3位は平野ノラ。肩パッド入りのど派手な衣装で「しもしも~?」などと、バブル用語を連発する芸で注目を集め、人気バラエティーに立て続けに出演。16年には「ビストロSMAP」で香取慎吾がノラのコスプレをしたことも話題になった。31歳のときにワタナベコメディスクールに入学した遅咲き芸人ながら、「見た人をハッピーにさせられる芸人」を目指している芸風が共感を呼び、引っ張りだこになっている。
4位は同じく女性ピン芸人のブルゾンちえみ。17年正月に出てきたばかりであるにもかかわらず、『R‐1ぐらんぷり』(フジ系)の決勝に進出したほか、今やすっかり時の人に。平野ノラと同様に「強い女性」がキャラクターのベースにあり、「探さない、待つの」「35億。」といった決めフレーズが音声付きLINEスタンプで発売されると反響を呼んだ。
このほか初登場組にはANZEN漫才やサンシャイン池崎ら、時間差ブレイクを果たした面々が目立つ。ANZEN漫才は歌ネタコンビとしてもともとお笑いファンには知られている存在だったが、『世界の果てまでイッテQ!』(日本テレビ系)のロケシリーズ「世界の果てまでイッタっきり」にみやぞんが抜てきされたことで一気にお茶の間感がアップ。

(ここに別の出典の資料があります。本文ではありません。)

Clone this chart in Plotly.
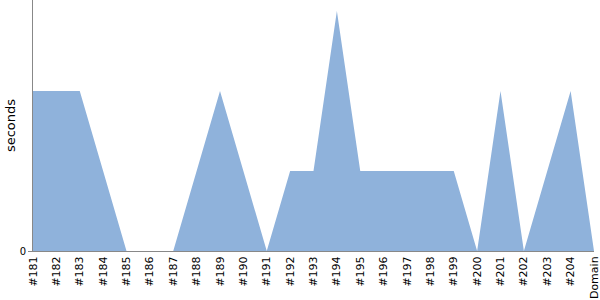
import plotly.graph_objects as go

categories = ["#181", "#182", "#183", "#184", "#185", "#186", "#187", "#188", "#189",
              "#190", "#191", "#192", "#193", "#194", "#195", "#196", "#197", "#198",
              "#199", "#200", "#201", "#202", "#203", "#204", "Domain"]
seconds = [2, 2, 2, 1, 0, 0, 0, 1, 2, 1, 0, 1, 1, 3, 1, 1, 1, 1, 1, 0, 2, 0, 1, 2, 0]

fig = go.Figure(go.Scatter(
    x=categories, y=seconds, mode="lines", fill="tozeroy",
    line=dict(width=0, color="rgb(143,178,219)"),
    fillcolor="rgb(143,178,219)", hoverinfo="skip",
))

fig.update_layout(
    width=600, height=300,
    margin=dict(l=33, r=6, t=0, b=49),
    paper_bgcolor="white", plot_bgcolor="white",
    showlegend=False,
    font=dict(family="DejaVu Sans", size=10, color="#000"),
)
fig.update_xaxes(
    type="category", range=[0, 24], tickangle=-90,
    showgrid=False, zeroline=False,
    showline=True, linecolor="#888", linewidth=1,
    ticks="", tickfont=dict(family="DejaVu Sans", size=11),
)
fig.update_yaxes(
    range=[0, 3.1375], tickvals=[0], ticktext=["0"],
    showgrid=False, zeroline=False,
    showline=True, linecolor="#888", linewidth=1,
    ticks="outside", ticklen=4, tickcolor="#888",
    tickfont=dict(family="DejaVu Sans", size=10),
    title=dict(text="seconds", font=dict(family="DejaVu Sans", size=13), standoff=1),
)

fig.write_html("out.html")
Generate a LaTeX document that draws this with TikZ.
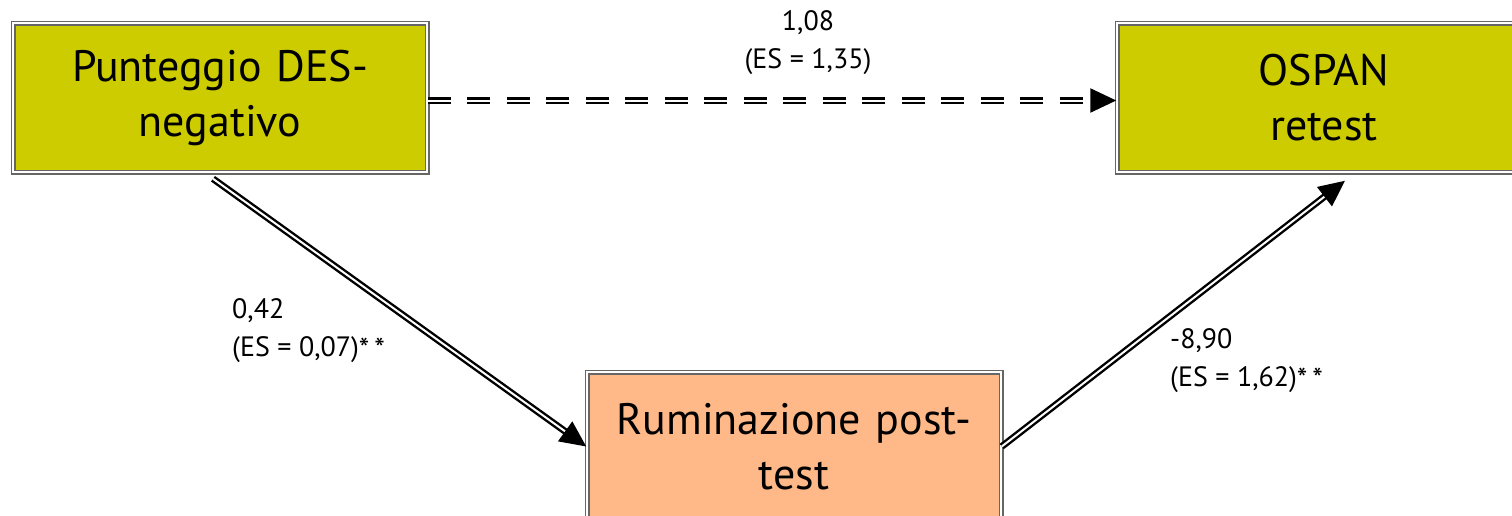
\documentclass[tikz,border=0pt]{standalone}
\usepackage{fontspec}
\setmainfont{PT Sans}
\usetikzlibrary{arrows.meta}
\definecolor{olivebox}{HTML}{CCCC00}
\definecolor{peachbox}{HTML}{FFB887}
\definecolor{framegrey}{HTML}{666666}
\newcommand{\stars}{\raisebox{-3pt}{\fontsize{30}{38}\selectfont*\,*}}

\begin{document}
\begin{tikzpicture}[x=1pt,y=-1pt,>={Triangle[length=26pt,width=24pt]},
    main node/.style={rectangle,draw=framegrey,double=white,line width=1.5pt,
      double distance=2pt,minimum width=414pt,minimum height=149pt,
      text width=400pt,align=center,font=\fontsize{44}{55}\selectfont},
    coef/.style={inner sep=0pt,font=\fontsize{28}{38}\selectfont},
    link/.style={draw=black,double=white,line width=2.4pt,double distance=2pt,->}]
    \path[use as bounding box,clip] (0,0) rectangle (1512,515);
    \node[main node,fill=olivebox] (des) at (220,97.5) {Punteggio DES-\\negativo};
    \node[main node,fill=olivebox] (ospan) at (1324,97.5) {OSPAN\\retest};
    \node[main node,fill=peachbox] (rum) at (794,446.5) {Ruminazione post-\\test};
    \node[coef,anchor=north,align=center] (c1) at (808,10) {1,08\\(ES = 1,35)};
    \node[coef,anchor=north west,align=left] (c2) at (232,298) {0,42\\(ES = 0,07)\stars};
    \node[coef,anchor=north west,align=left] (c3) at (1170,328) {-8,90\\(ES = 1,62)\stars};
    \path
    ([yshift=-3pt]des.east) edge [link,dash pattern=on 23pt off 16.5pt] ([yshift=-3pt]ospan.west)
    ([xshift=-7pt,yshift=-6pt]des.south) edge [link] (rum.west)
    (rum.east) edge [link] ([xshift=21pt,yshift=-8pt]ospan.south);
\end{tikzpicture}
\end{document}
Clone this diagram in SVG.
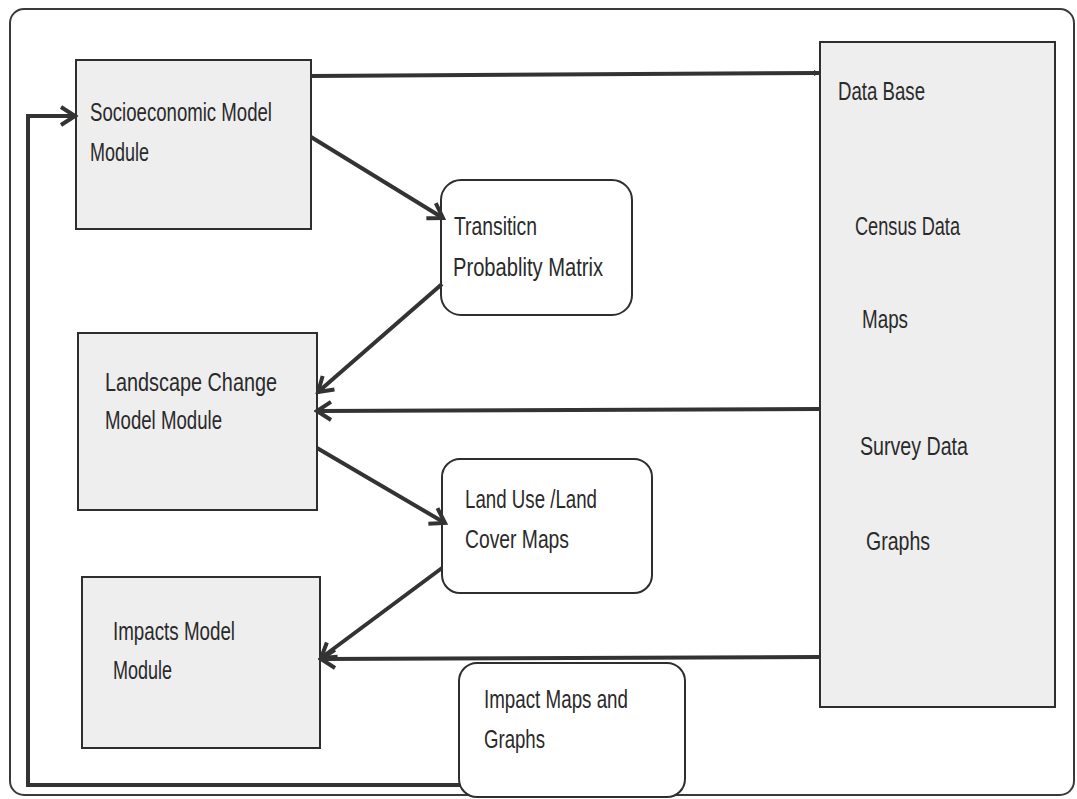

行く先々でハプニングやミラクルを起こす不思議なキャラクターとして人気が定着した。
サンシャイン池崎も何回かターニングポイントがあるなか、16年末の恒例シリーズ『絶対に笑ってはいけない科学博士24時!』(日本テレビ系)で俳優の斎藤工が彼のハイテンション芸を「サンシャイン斎藤」として完コピ。大きな注目を集めたことで、改めて元ネタであるサンシャイン本人の注目度が高まった。「空前絶後のォォ!」という決めフレーズは、シャープやタカラトミー、キングジムといった企業の公式ツイッターアカウントがこぞって製品PRでトレースしたことでも話題に。永野のブレイクのきっかけも作った斎藤は、これで2連勝といったところか。
「ブレイク」芸人がいずれも衣装や髪型、メイクなど見た目のインパクトが大きい人が選ばれる傾向にあるのは従来通り。これに加えて、見る人に元気を与えるような芸風が好まれているのが、今回の特徴といえる。